Across
- 3. the overall density or tonal quality of a mass of type on a field—page or screen—usually referring to the mass of text
- 5. sizes 14 pt. and over that is designed to be noticed at a distance, in headlines and titles.
- 7. the height of a lowercase letter, excluding ascenders and descenders.
- 9. typeface that most resembles handwriting. Letters usually slant and often are joined.
- 10. the space enclosed by the strokes of a letter.
- 12. spatial interval between letters.
- 14. a letterform, number, punctuation mark, or any single unit in a font.
- 17. Roman typeface, introduced in the late fifteenth century, most directly descended in form from letters drawn with a broad-edged pen. Low contrast between thick and thin strokes, thick bracketed serifs, long ascenders and descenders, smallish counters.
- 18. the arrangement of text type (flush left, centered, flush right, justified, etc).
- 21. sans serif with slight variations in stroke width, letters are fairly wide, rounded letters are often a bit squared off.
- 22. a small stroke added to the upper or lower end of the main stroke of a character.
Down
- 1. the space between words.
- 2. defines the bottom of capital letters and of lowercase letters, excluding descenders.
- 4. tend to be heavy in appearance, they have very small spaces within the letters, there is very little space between letters, and very tight spacing between lines so their overall color on the page is heavy or black.
- 6. serifs are generally unbracketed or square with a lack of contrast between strokes--the thicks and thins are of equal or almost equal weight.
- 8. the design of a single set of characters unified by consistent visual properties. These properties create the essential character, which remains recognizable even if the face is modified.
- 11. variations of a typeface, which include variations in weight (light, medium, bold), width (condensed, regular, extended), and angle (roman or upright, and italic), as well as elaborations on the basic form (outline, shaded, decorated).
- 13. developed in the late eighteenth and early nineteenth centuries, sharper, flatter serifs, more geometric, higher contrast between thick and thin strokes.
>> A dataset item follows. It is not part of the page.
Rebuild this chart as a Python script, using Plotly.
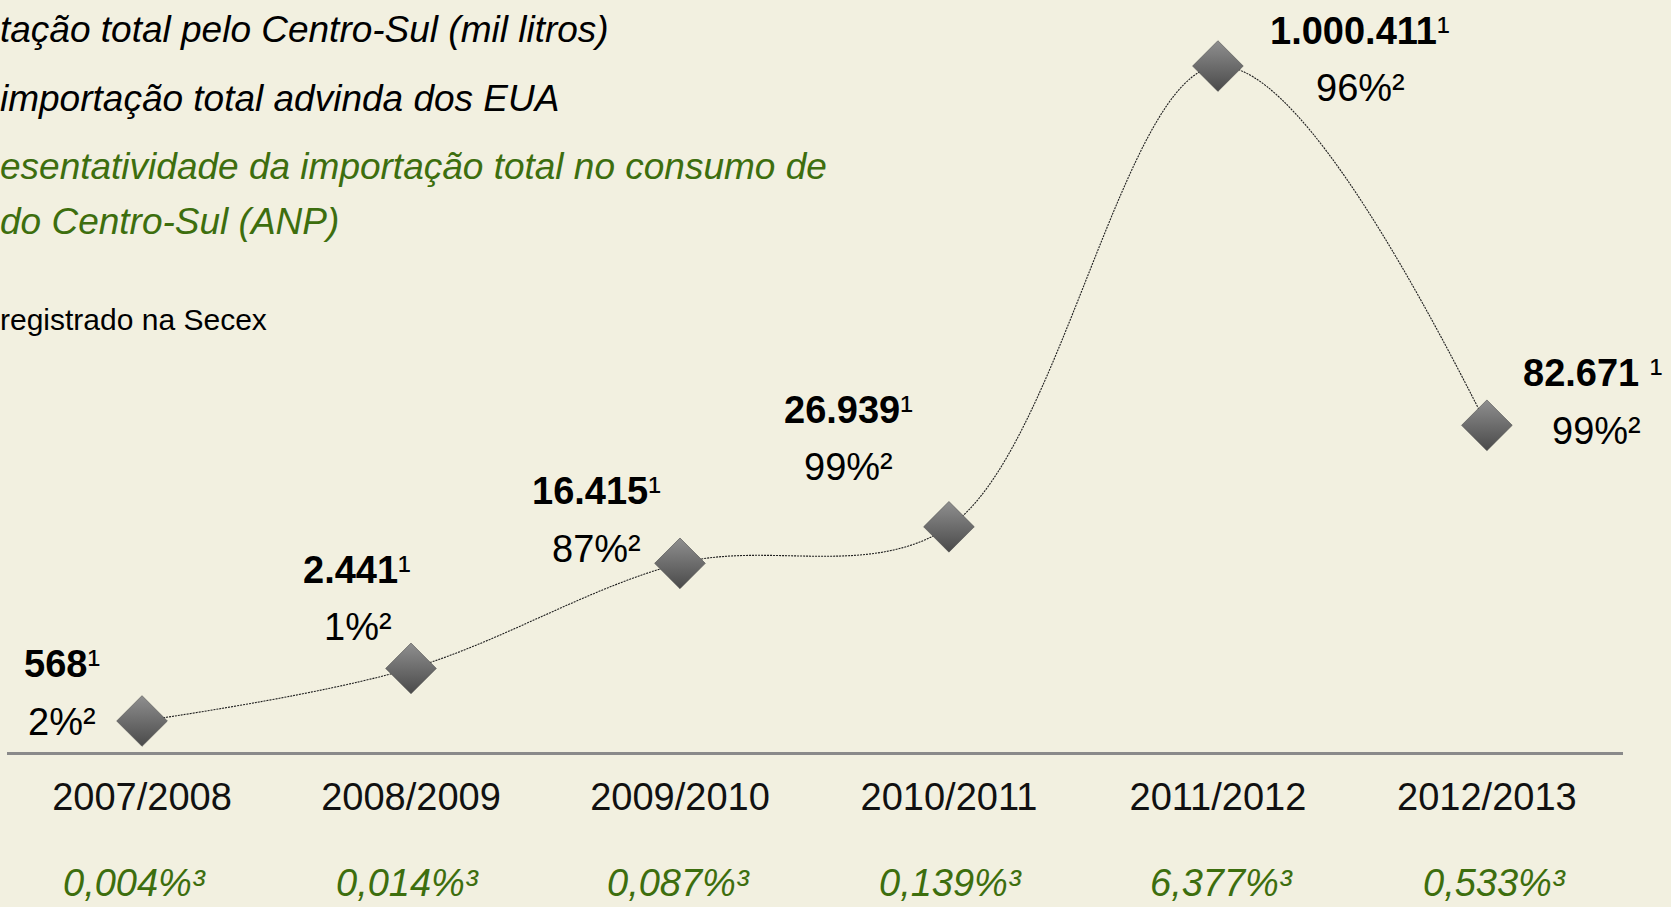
import numpy as np
import plotly.graph_objects as go

# ---------------- data ----------------
categories = ["2007/2008", "2008/2009", "2009/2010", "2010/2011", "2011/2012", "2012/2013"]
import_total = [568, 2441, 16415, 26939, 1000411, 82671]          # mil litros (¹)
eua_share_pct = [2, 1, 87, 99, 96, 99]                             # % advinda dos EUA (²)
consumo_share_pct = [0.004, 0.014, 0.087, 0.139, 6.377, 0.533]     # % do consumo (³)
legend_lines = [
    "tação total pelo Centro-Sul (mil litros)",
    "importação total advinda dos EUA",
    "esentatividade da importação total no consumo de",
    "do Centro-Sul (ANP)",
    "registrado na Secex",
]

# ---------------- style ----------------
W, H = 1671, 907
BG = "#f2f0e0"
GREEN = "#3d6e0e"
FONT = "Arial, Liberation Sans, sans-serif"
M_L, M_R, M_T, M_B = 7, 48, 0, 155
PLOT_H = H - M_T - M_B

# power (4th-root) display scale, as in the original slide
y_disp = np.power(np.array(import_total, dtype=float), 0.25)

value_text = [f"{v:,}".replace(",", ".") for v in import_total]
value_sep = ["", "", "", "", "", " "]
pct_text = [f"{p}%²" for p in eua_share_pct]
cons_text = [f"{p:.3f}".replace(".", ",") + "%³" for p in consumo_share_pct]

value_offsets = [(-80, 57), (-54, 98), (-83, 72), (-100, 117), (142, 35), (106, 52)]
pct_offsets = [(-80, -1), (-53, 41), (-83, 14), (-100, 60), (143, -22), (110, -6)]
green_x_shift = [-8, -4, -1, 2, 4, 8]

fig = go.Figure()
fig.add_trace(go.Scatter(
    x=categories, y=y_disp, mode="lines+markers",
    line=dict(color="#1e1e1e", width=1.1, dash="2px,1px", shape="spline", smoothing=1.0),
    marker=dict(symbol="diamond", size=39, color="#8f8f8f",
                gradient=dict(type="vertical", color="#4a4a4a"),
                line=dict(width=0.6, color="#4d4d4d")),
    cliponaxis=False, hoverinfo="skip", showlegend=False,
))

ann = []
for i, c in enumerate(categories):
    dx, dy = value_offsets[i]
    ann.append(dict(x=c, y=y_disp[i], xref="x", yref="y",
                    text=f"<b>{value_text[i]}</b>{value_sep[i]}¹", showarrow=False,
                    xshift=dx, yshift=dy, font=dict(size=38, color="#000", family=FONT)))
    dx, dy = pct_offsets[i]
    ann.append(dict(x=c, y=y_disp[i], xref="x", yref="y",
                    text=pct_text[i], showarrow=False,
                    xshift=dx, yshift=dy, font=dict(size=38, color="#000", family=FONT)))
    ann.append(dict(x=c, y=(PLOT_H - 883) / PLOT_H, xref="x", yref="paper",
                    text=f"<i>{cons_text[i]}</i>", showarrow=False, yanchor="middle",
                    xshift=green_x_shift[i],
                    font=dict(size=38, color=GREEN, family=FONT)))

legend_y = [29, 98, 167, 221, 320]
legend_color = ["#000", "#000", GREEN, GREEN, "#000"]
legend_size = [37, 37, 37, 37, 30]
legend_italic = [True, True, True, True, False]
for t, yy, col, sz, it in zip(legend_lines, legend_y, legend_color, legend_size, legend_italic):
    ann.append(dict(x=(-2 - M_L) / (W - M_L - M_R), y=(PLOT_H - yy) / PLOT_H,
                    xref="paper", yref="paper", xanchor="left", yanchor="middle",
                    text=f"<i>{t}</i>" if it else t, showarrow=False,
                    font=dict(size=sz, color=col, family=FONT)))

y0 = y_disp.min() - 31 / 24.49
fig.update_layout(
    width=W, height=H,
    margin=dict(l=M_L, r=M_R, t=M_T, b=M_B, pad=0),
    paper_bgcolor=BG, plot_bgcolor=BG,
    annotations=ann,
    xaxis=dict(range=[-0.502, 5.506], showgrid=False, zeroline=False,
               showline=True, linecolor="#8a8a8a", linewidth=3,
               ticks="", tickfont=dict(size=38, color="#111", family=FONT),
               ticklabelstandoff=9, fixedrange=True),
    yaxis=dict(range=[y0, y0 + PLOT_H / 24.49], visible=False, fixedrange=True),
)

fig.write_html(
    "out.html",
    config={"displayModeBar": False},
    post_script="document.body.style.margin='0';document.body.style.overflow='hidden';",
)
- 15. type that is 12 points and less is designed to be legible in small sizes and readable in large quantities.
- 16. adjustment of the optical space between a pair of letters such as AW in large point sizes.
- 19. spatial interval between two lines of type. Specified as the measurement from the baseline to the baseline of the line above (15/17 is 15 point type with 2 points of leading).
- 20. serif typeface, developed in the late eighteenth and early nineteenth centuries, whose form is more geometric in construction, as opposed to the Old Style typefaces, which stayed close to forms created by the chisel-edged pen. Extreme contrast between thick and thin strokes, horizontal or nearly horizontal unbracketed serifs.